Stored dataset items:
(begin)

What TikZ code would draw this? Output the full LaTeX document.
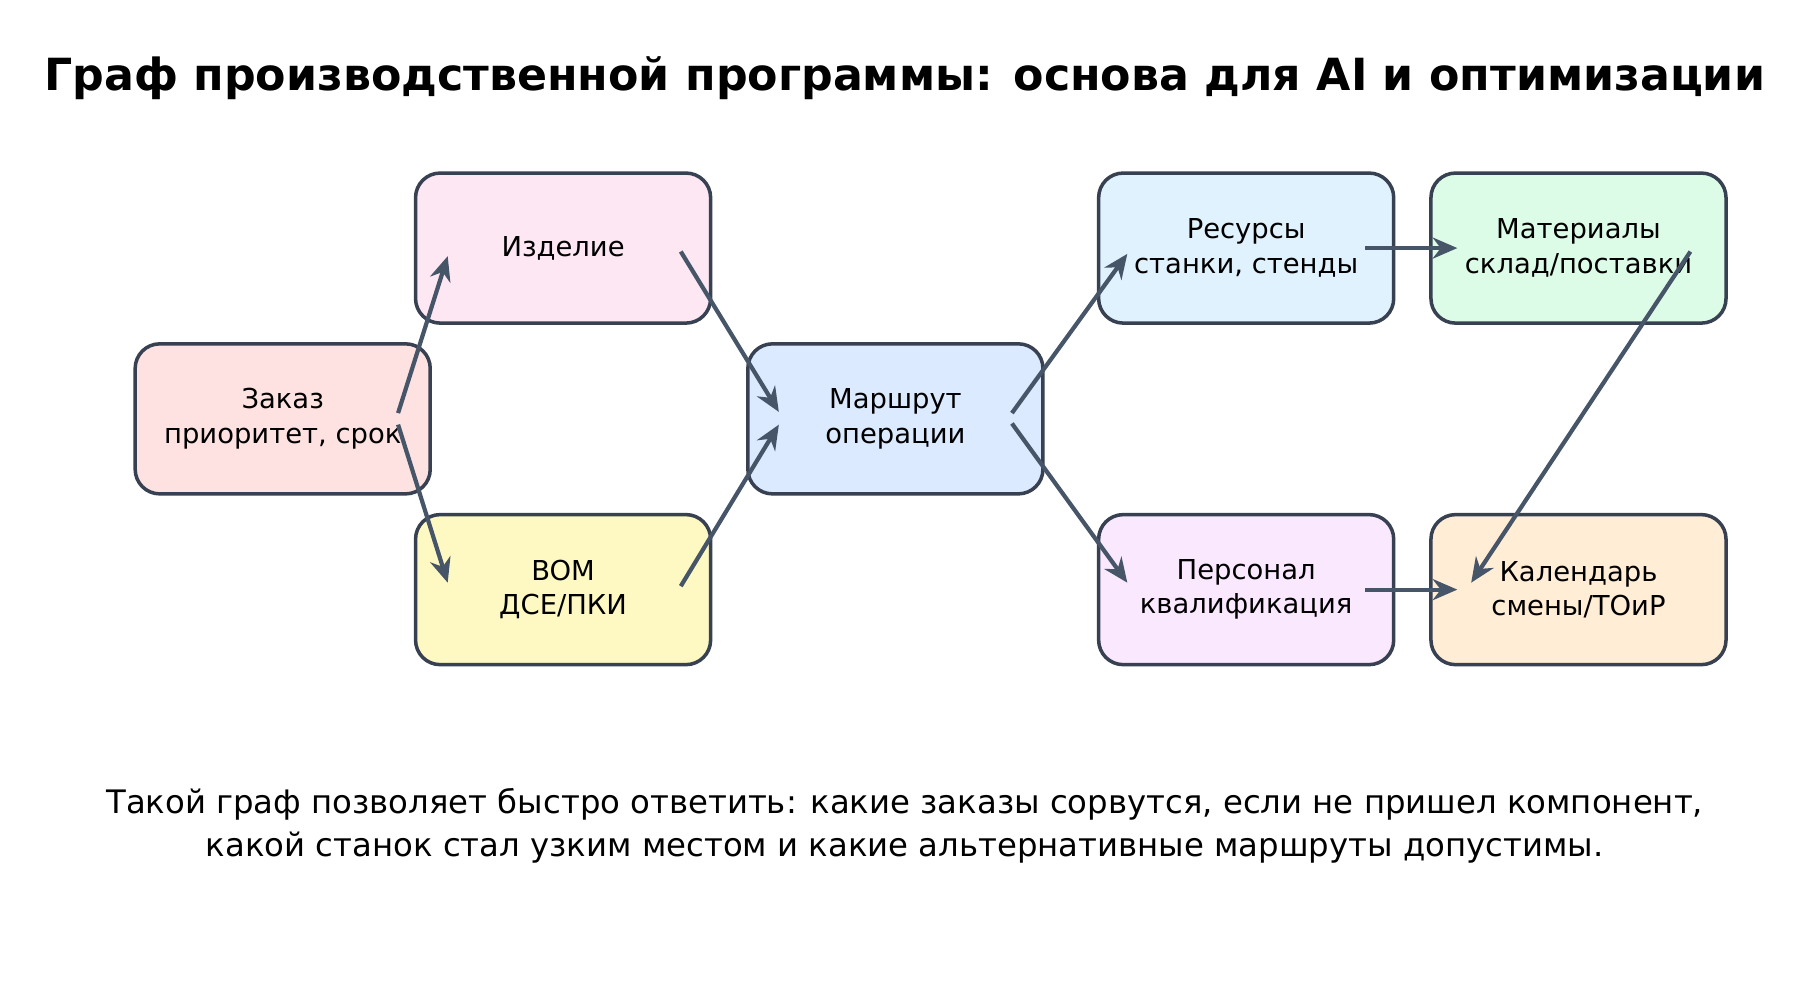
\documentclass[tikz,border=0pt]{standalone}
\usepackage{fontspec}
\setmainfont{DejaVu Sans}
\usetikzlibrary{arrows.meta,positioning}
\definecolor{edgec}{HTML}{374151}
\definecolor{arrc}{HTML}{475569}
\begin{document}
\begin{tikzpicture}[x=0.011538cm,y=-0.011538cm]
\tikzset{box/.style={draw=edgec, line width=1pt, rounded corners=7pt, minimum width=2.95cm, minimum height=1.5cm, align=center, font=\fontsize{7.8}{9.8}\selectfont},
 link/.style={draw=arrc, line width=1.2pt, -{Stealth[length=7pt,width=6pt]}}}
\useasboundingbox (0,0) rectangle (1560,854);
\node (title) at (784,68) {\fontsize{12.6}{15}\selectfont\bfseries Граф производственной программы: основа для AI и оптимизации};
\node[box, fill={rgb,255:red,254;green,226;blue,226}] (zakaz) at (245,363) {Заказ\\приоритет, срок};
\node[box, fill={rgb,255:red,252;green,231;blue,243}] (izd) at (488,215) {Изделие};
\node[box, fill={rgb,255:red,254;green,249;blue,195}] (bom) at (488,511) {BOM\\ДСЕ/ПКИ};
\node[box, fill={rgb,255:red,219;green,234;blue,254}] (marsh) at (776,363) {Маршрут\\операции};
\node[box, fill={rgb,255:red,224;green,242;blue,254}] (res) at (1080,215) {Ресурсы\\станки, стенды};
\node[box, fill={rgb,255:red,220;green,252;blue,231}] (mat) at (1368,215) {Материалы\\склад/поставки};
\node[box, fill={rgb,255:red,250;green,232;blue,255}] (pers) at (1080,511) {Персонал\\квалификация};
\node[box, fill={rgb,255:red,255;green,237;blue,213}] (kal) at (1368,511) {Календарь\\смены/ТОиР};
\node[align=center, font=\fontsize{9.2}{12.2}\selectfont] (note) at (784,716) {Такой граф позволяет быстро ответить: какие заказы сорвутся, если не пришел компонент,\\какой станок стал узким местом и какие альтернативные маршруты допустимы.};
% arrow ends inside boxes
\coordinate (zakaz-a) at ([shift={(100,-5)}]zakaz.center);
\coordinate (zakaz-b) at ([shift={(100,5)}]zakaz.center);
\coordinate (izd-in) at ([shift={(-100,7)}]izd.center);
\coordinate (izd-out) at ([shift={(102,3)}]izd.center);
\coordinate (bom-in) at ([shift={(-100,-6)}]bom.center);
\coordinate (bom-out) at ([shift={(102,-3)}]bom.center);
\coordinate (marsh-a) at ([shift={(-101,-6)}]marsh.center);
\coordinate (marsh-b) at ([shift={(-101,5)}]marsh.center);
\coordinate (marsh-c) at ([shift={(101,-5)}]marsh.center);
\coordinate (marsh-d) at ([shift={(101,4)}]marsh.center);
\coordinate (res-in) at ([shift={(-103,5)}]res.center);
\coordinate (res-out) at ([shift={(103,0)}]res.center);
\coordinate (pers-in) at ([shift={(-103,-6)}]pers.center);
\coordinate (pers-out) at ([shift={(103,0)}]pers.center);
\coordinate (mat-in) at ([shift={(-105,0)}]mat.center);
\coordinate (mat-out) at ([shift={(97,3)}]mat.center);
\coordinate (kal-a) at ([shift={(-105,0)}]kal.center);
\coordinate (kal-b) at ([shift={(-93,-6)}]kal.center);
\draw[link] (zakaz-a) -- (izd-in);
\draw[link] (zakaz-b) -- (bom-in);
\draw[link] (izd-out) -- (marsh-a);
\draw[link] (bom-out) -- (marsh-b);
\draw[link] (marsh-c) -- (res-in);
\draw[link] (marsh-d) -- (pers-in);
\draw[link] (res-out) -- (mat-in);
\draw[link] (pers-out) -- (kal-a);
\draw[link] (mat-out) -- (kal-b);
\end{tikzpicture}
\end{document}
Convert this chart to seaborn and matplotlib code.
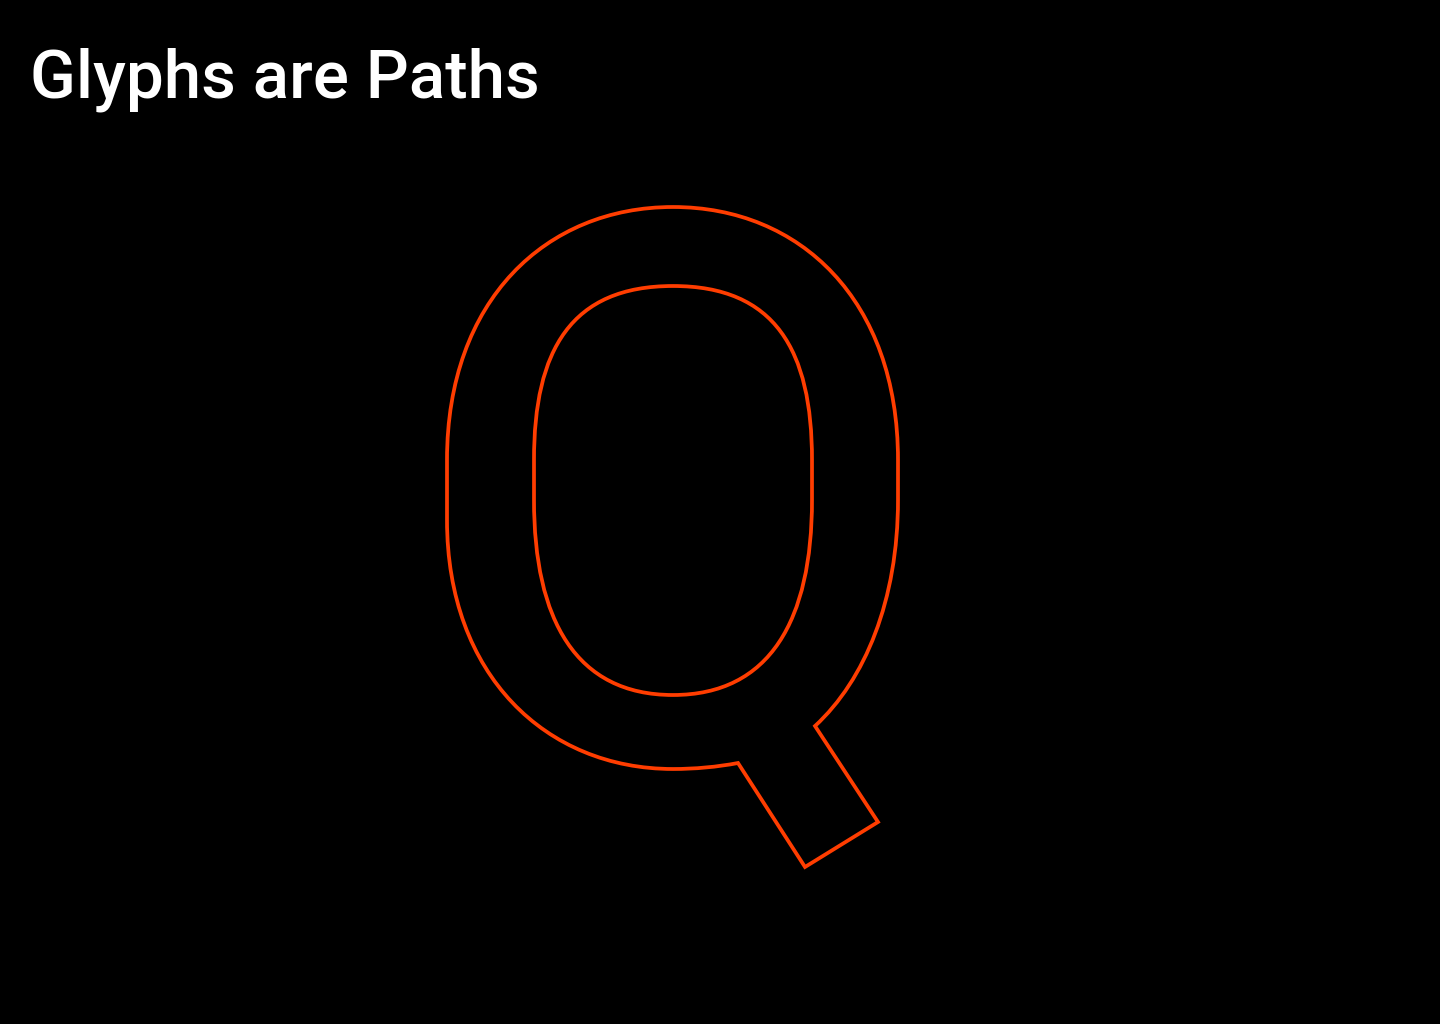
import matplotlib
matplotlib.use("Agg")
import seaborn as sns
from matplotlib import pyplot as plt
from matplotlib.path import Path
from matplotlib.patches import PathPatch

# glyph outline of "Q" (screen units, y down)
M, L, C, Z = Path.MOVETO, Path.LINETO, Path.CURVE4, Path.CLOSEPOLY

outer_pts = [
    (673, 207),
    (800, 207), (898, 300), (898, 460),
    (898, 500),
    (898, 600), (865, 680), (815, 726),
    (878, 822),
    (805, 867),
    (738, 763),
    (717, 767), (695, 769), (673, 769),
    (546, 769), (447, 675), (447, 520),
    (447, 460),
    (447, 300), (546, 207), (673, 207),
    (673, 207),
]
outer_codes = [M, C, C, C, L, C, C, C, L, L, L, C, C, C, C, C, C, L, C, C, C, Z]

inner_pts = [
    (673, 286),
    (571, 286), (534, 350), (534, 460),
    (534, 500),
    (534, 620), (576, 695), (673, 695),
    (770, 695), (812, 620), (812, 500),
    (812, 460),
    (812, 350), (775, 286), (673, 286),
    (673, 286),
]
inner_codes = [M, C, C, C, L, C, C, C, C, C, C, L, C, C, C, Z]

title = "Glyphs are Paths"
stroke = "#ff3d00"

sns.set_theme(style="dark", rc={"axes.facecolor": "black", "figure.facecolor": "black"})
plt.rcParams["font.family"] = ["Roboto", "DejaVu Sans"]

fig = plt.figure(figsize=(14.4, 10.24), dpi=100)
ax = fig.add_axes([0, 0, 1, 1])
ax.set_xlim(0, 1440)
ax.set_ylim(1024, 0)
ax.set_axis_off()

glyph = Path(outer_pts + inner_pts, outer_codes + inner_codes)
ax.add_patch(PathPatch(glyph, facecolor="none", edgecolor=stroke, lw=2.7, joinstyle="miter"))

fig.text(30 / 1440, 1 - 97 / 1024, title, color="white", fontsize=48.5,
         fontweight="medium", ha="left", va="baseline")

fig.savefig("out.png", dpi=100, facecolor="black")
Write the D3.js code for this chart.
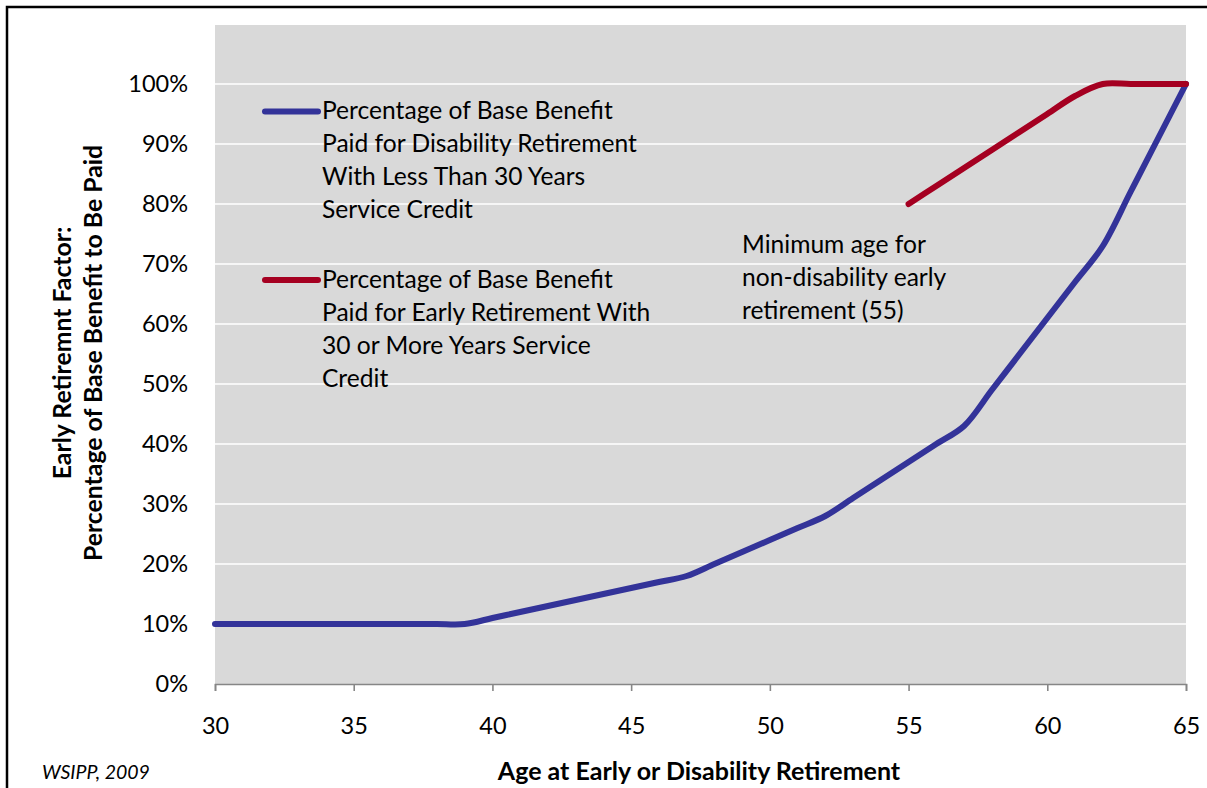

(end)

- **SET TASK**
Extract every line of the data exactly; pictures stay out.

- **FINAL ANSWER**
What TikZ code would draw this? Output the full LaTeX document.
\documentclass[tikz,border=0pt]{standalone}
\usepackage{fontspec}
\setmainfont{DejaVu Sans}
\usetikzlibrary{arrows.meta,positioning}
\definecolor{edgec}{HTML}{374151}
\definecolor{arrc}{HTML}{475569}
\begin{document}
\begin{tikzpicture}[x=0.011538cm,y=-0.011538cm]
\tikzset{box/.style={draw=edgec, line width=1pt, rounded corners=7pt, minimum width=2.95cm, minimum height=1.5cm, align=center, font=\fontsize{7.8}{9.8}\selectfont},
 link/.style={draw=arrc, line width=1.2pt, -{Stealth[length=7pt,width=6pt]}}}
\useasboundingbox (0,0) rectangle (1560,854);
\node (title) at (784,68) {\fontsize{12.6}{15}\selectfont\bfseries Граф производственной программы: основа для AI и оптимизации};
\node[box, fill={rgb,255:red,254;green,226;blue,226}] (zakaz) at (245,363) {Заказ\\приоритет, срок};
\node[box, fill={rgb,255:red,252;green,231;blue,243}] (izd) at (488,215) {Изделие};
\node[box, fill={rgb,255:red,254;green,249;blue,195}] (bom) at (488,511) {BOM\\ДСЕ/ПКИ};
\node[box, fill={rgb,255:red,219;green,234;blue,254}] (marsh) at (776,363) {Маршрут\\операции};
\node[box, fill={rgb,255:red,224;green,242;blue,254}] (res) at (1080,215) {Ресурсы\\станки, стенды};
\node[box, fill={rgb,255:red,220;green,252;blue,231}] (mat) at (1368,215) {Материалы\\склад/поставки};
\node[box, fill={rgb,255:red,250;green,232;blue,255}] (pers) at (1080,511) {Персонал\\квалификация};
\node[box, fill={rgb,255:red,255;green,237;blue,213}] (kal) at (1368,511) {Календарь\\смены/ТОиР};
\node[align=center, font=\fontsize{9.2}{12.2}\selectfont] (note) at (784,716) {Такой граф позволяет быстро ответить: какие заказы сорвутся, если не пришел компонент,\\какой станок стал узким местом и какие альтернативные маршруты допустимы.};
% arrow ends inside boxes
\coordinate (zakaz-a) at ([shift={(100,-5)}]zakaz.center);
\coordinate (zakaz-b) at ([shift={(100,5)}]zakaz.center);
\coordinate (izd-in) at ([shift={(-100,7)}]izd.center);
\coordinate (izd-out) at ([shift={(102,3)}]izd.center);
\coordinate (bom-in) at ([shift={(-100,-6)}]bom.center);
\coordinate (bom-out) at ([shift={(102,-3)}]bom.center);
\coordinate (marsh-a) at ([shift={(-101,-6)}]marsh.center);
\coordinate (marsh-b) at ([shift={(-101,5)}]marsh.center);
\coordinate (marsh-c) at ([shift={(101,-5)}]marsh.center);
\coordinate (marsh-d) at ([shift={(101,4)}]marsh.center);
\coordinate (res-in) at ([shift={(-103,5)}]res.center);
\coordinate (res-out) at ([shift={(103,0)}]res.center);
\coordinate (pers-in) at ([shift={(-103,-6)}]pers.center);
\coordinate (pers-out) at ([shift={(103,0)}]pers.center);
\coordinate (mat-in) at ([shift={(-105,0)}]mat.center);
\coordinate (mat-out) at ([shift={(97,3)}]mat.center);
\coordinate (kal-a) at ([shift={(-105,0)}]kal.center);
\coordinate (kal-b) at ([shift={(-93,-6)}]kal.center);
\draw[link] (zakaz-a) -- (izd-in);
\draw[link] (zakaz-b) -- (bom-in);
\draw[link] (izd-out) -- (marsh-a);
\draw[link] (bom-out) -- (marsh-b);
\draw[link] (marsh-c) -- (res-in);
\draw[link] (marsh-d) -- (pers-in);
\draw[link] (res-out) -- (mat-in);
\draw[link] (pers-out) -- (kal-a);
\draw[link] (mat-out) -- (kal-b);
\end{tikzpicture}
\end{document}
Convert this chart to seaborn and matplotlib code.
import matplotlib
matplotlib.use("Agg")
import seaborn as sns
from matplotlib import pyplot as plt
from matplotlib.path import Path
from matplotlib.patches import PathPatch

# glyph outline of "Q" (screen units, y down)
M, L, C, Z = Path.MOVETO, Path.LINETO, Path.CURVE4, Path.CLOSEPOLY

outer_pts = [
    (673, 207),
    (800, 207), (898, 300), (898, 460),
    (898, 500),
    (898, 600), (865, 680), (815, 726),
    (878, 822),
    (805, 867),
    (738, 763),
    (717, 767), (695, 769), (673, 769),
    (546, 769), (447, 675), (447, 520),
    (447, 460),
    (447, 300), (546, 207), (673, 207),
    (673, 207),
]
outer_codes = [M, C, C, C, L, C, C, C, L, L, L, C, C, C, C, C, C, L, C, C, C, Z]

inner_pts = [
    (673, 286),
    (571, 286), (534, 350), (534, 460),
    (534, 500),
    (534, 620), (576, 695), (673, 695),
    (770, 695), (812, 620), (812, 500),
    (812, 460),
    (812, 350), (775, 286), (673, 286),
    (673, 286),
]
inner_codes = [M, C, C, C, L, C, C, C, C, C, C, L, C, C, C, Z]

title = "Glyphs are Paths"
stroke = "#ff3d00"

sns.set_theme(style="dark", rc={"axes.facecolor": "black", "figure.facecolor": "black"})
plt.rcParams["font.family"] = ["Roboto", "DejaVu Sans"]

fig = plt.figure(figsize=(14.4, 10.24), dpi=100)
ax = fig.add_axes([0, 0, 1, 1])
ax.set_xlim(0, 1440)
ax.set_ylim(1024, 0)
ax.set_axis_off()

glyph = Path(outer_pts + inner_pts, outer_codes + inner_codes)
ax.add_patch(PathPatch(glyph, facecolor="none", edgecolor=stroke, lw=2.7, joinstyle="miter"))

fig.text(30 / 1440, 1 - 97 / 1024, title, color="white", fontsize=48.5,
         fontweight="medium", ha="left", va="baseline")

fig.savefig("out.png", dpi=100, facecolor="black")
Write the D3.js code for this chart.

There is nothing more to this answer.